Instrumenting Your SRE Agent: What to Log

Token usage. Tool calls. Decisions. Failures. The structured log schema that makes debugging tractable, with the field-by-field rationale.

The log schema

Every step emits a structured log: timestamp, run_id, step_index, agent_role, action_type, action_args, tool_name, tool_args, model_name, tokens_in, tokens_out, latency_ms, cost_usd, status.

The schema is enforced by a validator. Logs that do not match are dropped or repaired; the schema does not bend.

Add fields conservatively. Each field is a maintenance burden; only add when a known consumer needs it.

Cardinality discipline

Run_id is high cardinality (one per run); fine. Tool_name is low cardinality (a handful per agent); fine. Action_args, if logged raw, can explode cardinality.

Hash high-cardinality string fields when used as labels. Keep the raw value in the body for debugging.

Watch the cardinality of the labels you use in dashboards. A blown-up cardinality breaks the dashboard and your bill.

Retention policy

Hot logs (last 7 days): full detail, queryable from the dashboard.

Warm logs (7-90 days): downsampled, sometimes anonymised. Queryable but slower.

Cold logs (90+ days): archived to object storage.

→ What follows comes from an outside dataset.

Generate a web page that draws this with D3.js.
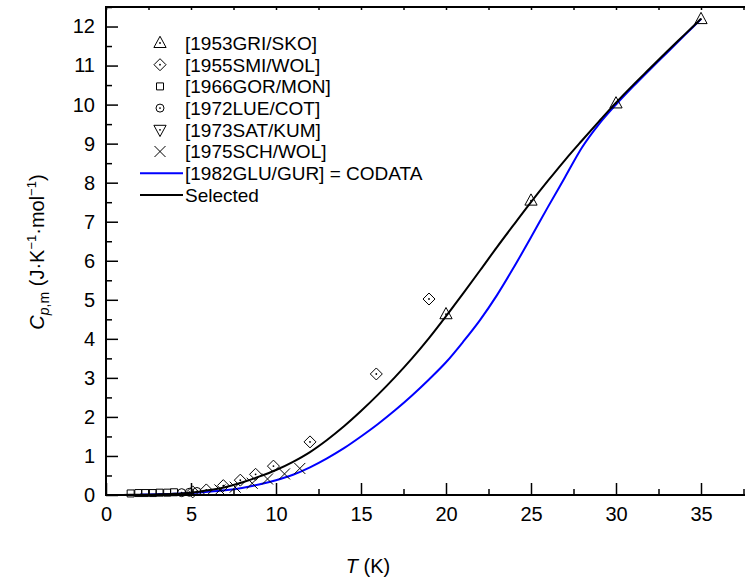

Used only for compliance audits or deep historical analysis.

What to redact

Customer identifiers: hash before logging. Internal hostnames: hash if they identify private services. Secrets: never log.

Compliance frameworks (SOC2, HIPAA, PCI) constrain what can be logged. Build the redaction layer to be pluggable; redactors are a frequently-updated piece.

Test redaction. Periodically audit logs for fields that should have been redacted; fix the redactor when leaks are found.

Common queries you should optimise for

"All steps in this run": index on run_id.

"Cost by agent role over the last day": aggregate index on agent_role + timestamp.

"Tool call failures by tool name": index on tool_name + status. The single most useful query for debugging agent behaviour.